◆ **PROBLEM TO SOLVE**
Repeat each record exactly. Any picture gets left out.

•••••

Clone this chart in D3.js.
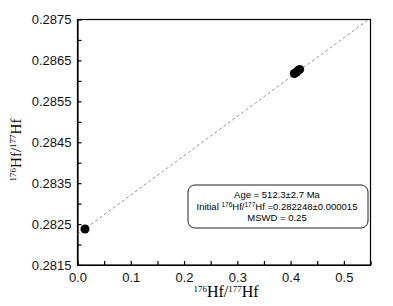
<!DOCTYPE html>
<meta charset="utf-8">
<style>
  body { margin: 0; background: #fff; }
  svg { font-family: Arial, "Liberation Sans", sans-serif; }
  .axis path, .axis line { stroke: #000; stroke-width: 1.2; }
  .axis text { font-size: 13px; fill: #111; }
</style>
<body>
<svg></svg>
<script src="https://d3js.org/d3.v7.min.js"></script>
<script>

// measured 176Yb/177Hf ratio (x) and 176Hf/177Hf (y)
var ratioX = [0.014, 0.407, 0.411, 0.414, 0.417];
var ratioY = [0.28238, 0.28618, 0.28621, 0.28625, 0.28628];

// isochron endpoints
var lineX = [0, 0.55];
var lineY = [0.282248, 0.287534];

var xTicks = [0, 0.05, 0.1, 0.15, 0.2, 0.25, 0.3, 0.35, 0.4, 0.45, 0.5, 0.55];
var yTicks = [0.2815, 0.282, 0.2825, 0.283, 0.2835, 0.284, 0.2845, 0.285, 0.2855, 0.286, 0.2865, 0.287, 0.2875];
var xLabelled = [0, 0.1, 0.2, 0.3, 0.4, 0.5];
var yLabelled = [0.2815, 0.2825, 0.2835, 0.2845, 0.2855, 0.2865, 0.2875];

var noteLines = ["Age = 512.3\u00b12.7 Ma", "initial", "MSWD = 0.25"];

var width = 393, height = 306;
var margin = {left: 77.5, right: 22.5, top: 19.5, bottom: 41};

var svg = d3.select('svg').attr('width', width).attr('height', height);

var x = d3.scaleLinear().domain([0, 0.55]).range([margin.left, width - margin.right]);
var y = d3.scaleLinear().domain([0.2815, 0.2875]).range([height - margin.bottom, margin.top]);

function near(list, v) { return list.some(function (d) { return Math.abs(d - v) < 1e-7; }); }

svg.append('defs').append('clipPath').attr('id', 'clip')
  .append('rect')
  .attr('x', x(0)).attr('y', y(0.2875))
  .attr('width', x(0.55) - x(0)).attr('height', y(0.2815) - y(0.2875));

// frame
svg.append('rect')
  .attr('x', x(0)).attr('y', y(0.2875))
  .attr('width', x(0.55) - x(0)).attr('height', y(0.2815) - y(0.2875))
  .attr('fill', 'none').attr('stroke', '#000').attr('stroke-width', 1.2);

svg.append('g').attr('class', 'axis')
  .attr('transform', 'translate(0,' + y(0.2815) + ')')
  .call(d3.axisBottom(x).tickValues(xTicks).tickSizeInner(-4).tickSizeOuter(0).tickPadding(8)
    .tickFormat(function (d) { return near(xLabelled, d) ? d3.format('.1f')(d) : ''; }));

svg.append('g').attr('class', 'axis')
  .attr('transform', 'translate(' + x(0) + ',0)')
  .call(d3.axisLeft(y).tickValues(yTicks).tickSizeInner(-4).tickSizeOuter(0).tickPadding(6)
    .tickFormat(function (d) { return near(yLabelled, d) ? d3.format('.4f')(d) : ''; }));

// isochron
svg.append('line')
  .attr('clip-path', 'url(#clip)')
  .attr('x1', x(lineX[0])).attr('y1', y(lineY[0]))
  .attr('x2', x(lineX[1])).attr('y2', y(lineY[1]))
  .attr('stroke', '#888').attr('stroke-width', 0.9)
  .attr('stroke-dasharray', '3,2.5');

svg.selectAll('.pt')
  .data(ratioX)
  .enter().append('circle').attr('class', 'pt')
  .attr('cx', function (d) { return x(d); })
  .attr('cy', function (d, i) { return y(ratioY[i]); })
  .attr('r', 4.5)
  .attr('fill', '#000');

// axis titles
function hfLabel(sel) {
  sel.append('tspan').attr('font-size', '9px').attr('dy', '-5').text('176');
  sel.append('tspan').attr('dy', '5').text('Hf/');
  sel.append('tspan').attr('font-size', '9px').attr('dy', '-5').text('177');
  sel.append('tspan').attr('dy', '5').text('Hf');
}

svg.append('text')
  .attr('x', (x(0) + x(0.55)) / 2 + 2).attr('y', 297)
  .attr('text-anchor', 'middle')
  .style('font-family', '"Liberation Serif", "Times New Roman", serif')
  .style('font-size', '16px')
  .call(hfLabel);

svg.append('text')
  .attr('transform', 'translate(21,150) rotate(-90)')
  .attr('text-anchor', 'middle')
  .style('font-family', '"Liberation Serif", "Times New Roman", serif')
  .style('font-size', '15px')
  .call(hfLabel);

// annotation box
var box = svg.append('g');
box.append('rect')
  .attr('x', 188).attr('y', 185).attr('width', 180).attr('height', 43)
  .attr('rx', 7).attr('fill', '#fff').attr('stroke', '#222').attr('stroke-width', 1);

box.selectAll('text.note')
  .data(noteLines)
  .enter().append('text').attr('class', 'note')
  .attr('x', 277)
  .attr('y', function (d, i) { return 198 + i * 11.5; })
  .attr('text-anchor', 'middle')
  .style('font-size', '9.5px')
  .each(function (d) {
    var t = d3.select(this);
    if (d !== 'initial') { t.text(d); return; }
    t.append('tspan').text('Initial ');
    t.append('tspan').attr('font-size', '6.5px').attr('dy', '-3').text('176');
    t.append('tspan').attr('dy', '3').text('Hf/');
    t.append('tspan').attr('font-size', '6.5px').attr('dy', '-3').text('177');
    t.append('tspan').attr('dy', '3').text('Hf =0.282248\u00b10.000015');
  });

</script>
</body>
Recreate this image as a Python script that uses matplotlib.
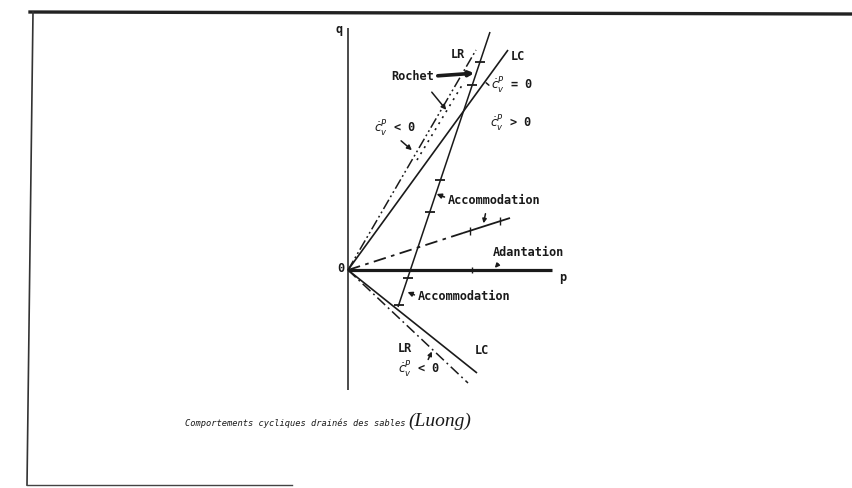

•••••

◆ **EXERCISE ANSWER**
Clone this chart in D3.js.
<!DOCTYPE html>
<meta charset="utf-8">
<style>
  body { margin: 0; background: #fff; }
  svg { font-family: Arial, "Liberation Sans", sans-serif; }
  .axis path, .axis line { stroke: #000; stroke-width: 1.2; }
  .axis text { font-size: 13px; fill: #111; }
</style>
<body>
<svg></svg>
<script src="https://d3js.org/d3.v7.min.js"></script>
<script>

// measured 176Yb/177Hf ratio (x) and 176Hf/177Hf (y)
var ratioX = [0.014, 0.407, 0.411, 0.414, 0.417];
var ratioY = [0.28238, 0.28618, 0.28621, 0.28625, 0.28628];

// isochron endpoints
var lineX = [0, 0.55];
var lineY = [0.282248, 0.287534];

var xTicks = [0, 0.05, 0.1, 0.15, 0.2, 0.25, 0.3, 0.35, 0.4, 0.45, 0.5, 0.55];
var yTicks = [0.2815, 0.282, 0.2825, 0.283, 0.2835, 0.284, 0.2845, 0.285, 0.2855, 0.286, 0.2865, 0.287, 0.2875];
var xLabelled = [0, 0.1, 0.2, 0.3, 0.4, 0.5];
var yLabelled = [0.2815, 0.2825, 0.2835, 0.2845, 0.2855, 0.2865, 0.2875];

var noteLines = ["Age = 512.3\u00b12.7 Ma", "initial", "MSWD = 0.25"];

var width = 393, height = 306;
var margin = {left: 77.5, right: 22.5, top: 19.5, bottom: 41};

var svg = d3.select('svg').attr('width', width).attr('height', height);

var x = d3.scaleLinear().domain([0, 0.55]).range([margin.left, width - margin.right]);
var y = d3.scaleLinear().domain([0.2815, 0.2875]).range([height - margin.bottom, margin.top]);

function near(list, v) { return list.some(function (d) { return Math.abs(d - v) < 1e-7; }); }

svg.append('defs').append('clipPath').attr('id', 'clip')
  .append('rect')
  .attr('x', x(0)).attr('y', y(0.2875))
  .attr('width', x(0.55) - x(0)).attr('height', y(0.2815) - y(0.2875));

// frame
svg.append('rect')
  .attr('x', x(0)).attr('y', y(0.2875))
  .attr('width', x(0.55) - x(0)).attr('height', y(0.2815) - y(0.2875))
  .attr('fill', 'none').attr('stroke', '#000').attr('stroke-width', 1.2);

svg.append('g').attr('class', 'axis')
  .attr('transform', 'translate(0,' + y(0.2815) + ')')
  .call(d3.axisBottom(x).tickValues(xTicks).tickSizeInner(-4).tickSizeOuter(0).tickPadding(8)
    .tickFormat(function (d) { return near(xLabelled, d) ? d3.format('.1f')(d) : ''; }));

svg.append('g').attr('class', 'axis')
  .attr('transform', 'translate(' + x(0) + ',0)')
  .call(d3.axisLeft(y).tickValues(yTicks).tickSizeInner(-4).tickSizeOuter(0).tickPadding(6)
    .tickFormat(function (d) { return near(yLabelled, d) ? d3.format('.4f')(d) : ''; }));

// isochron
svg.append('line')
  .attr('clip-path', 'url(#clip)')
  .attr('x1', x(lineX[0])).attr('y1', y(lineY[0]))
  .attr('x2', x(lineX[1])).attr('y2', y(lineY[1]))
  .attr('stroke', '#888').attr('stroke-width', 0.9)
  .attr('stroke-dasharray', '3,2.5');

svg.selectAll('.pt')
  .data(ratioX)
  .enter().append('circle').attr('class', 'pt')
  .attr('cx', function (d) { return x(d); })
  .attr('cy', function (d, i) { return y(ratioY[i]); })
  .attr('r', 4.5)
  .attr('fill', '#000');

// axis titles
function hfLabel(sel) {
  sel.append('tspan').attr('font-size', '9px').attr('dy', '-5').text('176');
  sel.append('tspan').attr('dy', '5').text('Hf/');
  sel.append('tspan').attr('font-size', '9px').attr('dy', '-5').text('177');
  sel.append('tspan').attr('dy', '5').text('Hf');
}

svg.append('text')
  .attr('x', (x(0) + x(0.55)) / 2 + 2).attr('y', 297)
  .attr('text-anchor', 'middle')
  .style('font-family', '"Liberation Serif", "Times New Roman", serif')
  .style('font-size', '16px')
  .call(hfLabel);

svg.append('text')
  .attr('transform', 'translate(21,150) rotate(-90)')
  .attr('text-anchor', 'middle')
  .style('font-family', '"Liberation Serif", "Times New Roman", serif')
  .style('font-size', '15px')
  .call(hfLabel);

// annotation box
var box = svg.append('g');
box.append('rect')
  .attr('x', 188).attr('y', 185).attr('width', 180).attr('height', 43)
  .attr('rx', 7).attr('fill', '#fff').attr('stroke', '#222').attr('stroke-width', 1);

box.selectAll('text.note')
  .data(noteLines)
  .enter().append('text').attr('class', 'note')
  .attr('x', 277)
  .attr('y', function (d, i) { return 198 + i * 11.5; })
  .attr('text-anchor', 'middle')
  .style('font-size', '9.5px')
  .each(function (d) {
    var t = d3.select(this);
    if (d !== 'initial') { t.text(d); return; }
    t.append('tspan').text('Initial ');
    t.append('tspan').attr('font-size', '6.5px').attr('dy', '-3').text('176');
    t.append('tspan').attr('dy', '3').text('Hf/');
    t.append('tspan').attr('font-size', '6.5px').attr('dy', '-3').text('177');
    t.append('tspan').attr('dy', '3').text('Hf =0.282248\u00b10.000015');
  });

</script>
</body>
Recreate this image as a Python script that uses matplotlib.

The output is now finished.